Given the importance of the water heater, do you really know much about it? We’re here with a few things to think about when it comes to servicing, maintaining, and replacing your water heater.
The average lifespan of residential water heaters is between ten and twelve years.
Natural gas and electric water heaters will usually last about a decade before you need to look into replacing the appliance. If you are unsure what age your water heater is, the date the unit was manufactured will be shown in the serial number which you can find on the ID sticker on the water heater tank.
Maturing water heaters are nothing to take lightly. A water heater that is 10 years or older is at greater risk of producing a leak and resulting in water damage to your home. If your water heater sits in your attic or above the first floor, the potential for catastrophic damage rises.

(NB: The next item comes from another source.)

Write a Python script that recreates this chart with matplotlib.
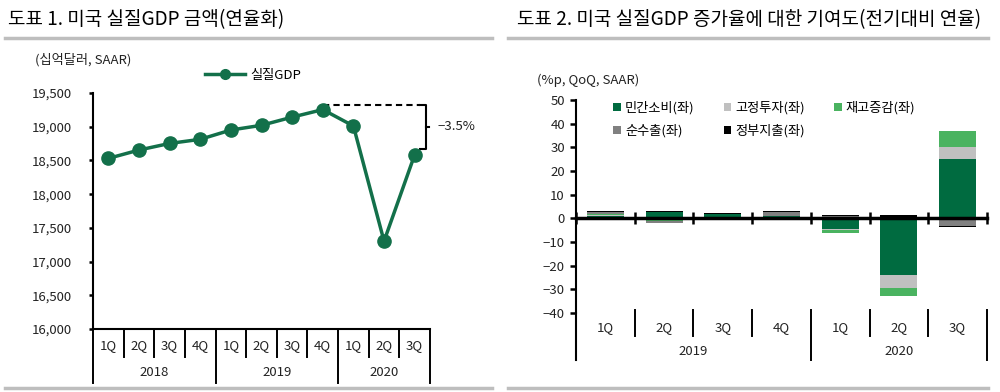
import matplotlib
matplotlib.use("Agg")
import matplotlib.pyplot as plt
import matplotlib.transforms as mtransforms
from matplotlib.lines import Line2D
from matplotlib.patches import Patch
from matplotlib.ticker import FuncFormatter
import numpy as np

plt.rcParams["font.family"] = ["Noto Sans CJK KR", "DejaVu Sans"]
plt.rcParams["axes.unicode_minus"] = True

# ---- data: chart 1 (real GDP level, bn USD SAAR)
gdp_quarters = ["1Q", "2Q", "3Q", "4Q", "1Q", "2Q", "3Q", "4Q", "1Q", "2Q", "3Q"]
gdp_years = ["2018", "2019", "2020"]
gdp_year_sizes = [4, 4, 3]
gdp_values = [18530, 18654, 18752, 18813, 18951, 19021, 19142, 19254, 19011, 17303, 18584]

# ---- data: chart 2 (contribution to real GDP growth, %p QoQ SAAR)
contrib_quarters = ["1Q", "2Q", "3Q", "4Q", "1Q", "2Q", "3Q"]
contrib_years = ["2019", "2020"]
contrib_year_sizes = [4, 3]
pce = [1.0, 2.8, 1.8, 1.0, -4.6, -24.0, 25.2]
fixed_inv = [0.5, -0.2, 0.1, 0.1, -0.2, -5.4, 5.0]
inventory = [0.3, -1.0, -0.1, -0.9, -1.4, -3.5, 6.6]
net_exports = [0.7, -0.6, -0.1, 1.5, 1.1, 0.6, -3.1]
government = [0.4, 0.4, 0.4, 0.4, 0.2, 0.7, -0.6]

series_labels = ["민간소비(좌)", "고정투자(좌)", "재고증감(좌)", "순수출(좌)", "정부지출(좌)"]
series_colors = ["#006B40", "#C0C0C0", "#4AB360", "#808080", "#000000"]

LINE_GREEN = "#13704A"
SEP_GRAY = "#BEBEBE"
W, H = 1000, 392

fig = plt.figure(figsize=(W / 100, H / 100), dpi=100)


def fx(px):
    return px / W


def fy(py):
    return 1 - py / H


def hline_px(x0, x1, y, **kw):
    fig.add_artist(Line2D([fx(x0), fx(x1)], [fy(y), fy(y)], transform=fig.transFigure, **kw))


# titles and separator lines
fig.text(fx(8), fy(20), "도표 1. 미국 실질GDP 금액(연율화)", fontsize=13.7, va="center", ha="left")
fig.text(fx(517), fy(20), "도표 2. 미국 실질GDP 증가율에 대한 기여도(전기대비 연율)", fontsize=13.7,
         va="center", ha="left")
for x0, x1 in [(5, 492), (508, 988)]:
    hline_px(x0, x1, 38, color=SEP_GRAY, lw=2.5)
    hline_px(x0, x1, 388, color=SEP_GRAY, lw=2.5)


def group_axis(ax, labels, years, sizes, q_y, yr_y, q_low, yr_low, top=0.0, lw=1.4):
    trans = mtransforms.blended_transform_factory(ax.transData, ax.transAxes)
    for i, q in enumerate(labels):
        ax.text(i, q_y, q, transform=trans, ha="center", va="center", fontsize=9.5, color="#222222")
    bounds = np.cumsum([0] + sizes) - 0.5
    for b in np.arange(len(labels) + 1) - 0.5:
        low = yr_low if b in bounds else q_low
        ax.add_line(Line2D([b, b], [top, low], transform=trans, color="black", lw=lw, clip_on=False))
    for yr, s0, s1 in zip(years, bounds[:-1], bounds[1:]):
        ax.text((s0 + s1) / 2, yr_y, yr, transform=trans, ha="center", va="center", fontsize=9.5,
                color="#222222")


# ================= chart 1 =================
ax1 = fig.add_axes([fx(93), fy(329), fx(430 - 93), (329 - 93) / H])
x1 = np.arange(len(gdp_values))
ax1.plot(x1, gdp_values, color=LINE_GREEN, lw=2.5, marker="o", ms=9.5, label="실질GDP", zorder=3)
ax1.set_xlim(-0.5, len(gdp_values) - 0.5)
ax1.set_ylim(16000, 19500)
ax1.set_yticks(np.arange(16000, 19501, 500))
ax1.yaxis.set_major_formatter(FuncFormatter(lambda v, p: f"{v:,.0f}"))
ax1.set_xticks([])
for s in ["top", "right"]:
    ax1.spines[s].set_visible(False)
for s in ["left", "bottom"]:
    ax1.spines[s].set_linewidth(1.5)
ax1.tick_params(axis="y", direction="out", length=3, width=1.8, labelsize=9.5, pad=12,
                labelcolor="#222222")
group_axis(ax1, gdp_quarters, gdp_years, gdp_year_sizes, -0.072, -0.186, -0.119, -0.229)

# peak-to-latest annotation
peak_i = int(np.argmax(gdp_values))
peak, last = gdp_values[peak_i], gdp_values[-1]
top_y, bot_y = peak + 70, last + 90
ax1.plot([peak_i, 10.18], [top_y, top_y], color="black", lw=1.5, ls=(0, (3, 2)), clip_on=False)
bx = 10.36
ax1.plot([10.18, bx, bx, 10.18], [top_y, top_y, bot_y, bot_y], color="black", lw=1.5, clip_on=False)
mid = (top_y + bot_y) / 2
ax1.plot([bx, bx + 0.12], [mid, mid], color="black", lw=1.5, clip_on=False)
pct = (last / peak - 1) * 100
ax1.text(bx + 0.4, mid, f"{pct:.1f}%".replace("-", "\u2212"), fontsize=9.5, va="center", ha="left",
         color="#222222")

fig.text(fx(35), fy(60), "(십억달러, SAAR)", fontsize=9.5, va="center", ha="left", color="#222222")
fig.legend(handles=[Line2D([], [], color=LINE_GREEN, lw=2.5, marker="o", ms=7)], labels=["실질GDP"],
           loc="center left", bbox_to_anchor=(fx(205), fy(75)), frameon=False, fontsize=9.5,
           handlelength=3.0, handletextpad=0.4, borderpad=0, borderaxespad=0)

# ================= chart 2 =================
ax2 = fig.add_axes([fx(576), fy(313), fx(987 - 576), (313 - 100) / H])
x2 = np.arange(len(pce))
series = [pce, fixed_inv, inventory, net_exports, government]
pos_base = np.zeros(len(pce))
neg_base = np.zeros(len(pce))
for vals, col, lab in zip(series, series_colors, series_labels):
    v = np.array(vals, dtype=float)
    pos = np.where(v > 0, v, 0)
    neg = np.where(v < 0, v, 0)
    ax2.bar(x2, pos, bottom=pos_base, width=0.63, color=col, label=lab, zorder=2)
    ax2.bar(x2, neg, bottom=neg_base, width=0.63, color=col, zorder=2)
    pos_base += pos
    neg_base += neg

ax2.set_xlim(-0.5, len(pce) - 0.5)
ax2.set_ylim(-40, 50)
ax2.set_yticks(np.arange(-40, 51, 10))
for s in ["top", "right"]:
    ax2.spines[s].set_visible(False)
ax2.spines["bottom"].set_position(("data", 0))
ax2.spines["bottom"].set_linewidth(2.5)
ax2.spines["bottom"].set_zorder(3)
ax2.spines["left"].set_linewidth(1.5)
ax2.set_xticks(np.arange(len(pce) + 1) - 0.5)
ax2.set_xticklabels([])
ax2.tick_params(axis="x", direction="inout", length=9, width=1.8)
ax2.tick_params(axis="y", direction="out", length=4, width=1.8, labelsize=9.5, pad=4,
                labelcolor="#222222")
trans2 = mtransforms.blended_transform_factory(ax2.transData, ax2.transAxes)
ax2.add_line(Line2D([-0.5, -0.5], [0, -0.22], transform=trans2, color="black", lw=1.5, clip_on=False))
group_axis(ax2, contrib_quarters, contrib_years, contrib_year_sizes, -0.07, -0.183, -0.108, -0.22,
           top=0.014)

fig.text(fx(537), fy(80), "(%p, QoQ, SAAR)", fontsize=9.5, va="center", ha="left", color="#222222")
handles = [Patch(facecolor=c, edgecolor="none") for c in series_colors]
order = [0, 3, 1, 4, 2]
ax2.legend([handles[i] for i in order], [series_labels[i] for i in order], ncol=3,
           loc="upper left", bbox_to_anchor=(fx(613), fy(101)), bbox_transform=fig.transFigure,
           frameon=False, fontsize=9.5, handlelength=0.6, handleheight=0.6, handletextpad=0.3,
           columnspacing=2.2, labelspacing=0.75, borderpad=0, borderaxespad=0)

fig.savefig("out.png", dpi=100)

Be sure you have your water heater maintenance annually to avoid any leaks from damaging your home.
The most common failure of residential water heaters that will need replacement is a leaking tank.
It is highly recommended to have your plumber install the water heater in a drain pan with piping that enables the pan to drain to the outside of your home and minimize the possibility of water damage. Each water heater should have a functional and accessible cut-off valve on the inlet water supply to the tank, and a ball-type valve on the gas supply. For electric water heaters, an electrical shut off should be positioned close by.
If a water heater is “undersized,” in particular a gas water heater, the system will breakdown in a shorter period of time.
When a gas water heater is routinely emptied of hot water due to significant hot water usage, the gas burner is set off repeatedly which can produce heavy condensation on the tank exterior. The condensation can produce more expeditious decomposition of the steel tank. Additionally, the severe heat from the gas burner on the underside of the water heater tank can also cause damage to the glass lining on the inner section of the tank, which reduces the life expectancy of the water heater.
Water Heater sizing is a significant replacement issue.
The water supply creates pressure for all water heaters, and as water is heated, it expands creating even more pressure. When thinking about replacing a water heater, it’s generally better to go with a bigger 50 gallon tank, rather than a 30 or 40 gallon tank, providing the location will accommodate the larger size. The bigger tank will also give you more hot water capacity.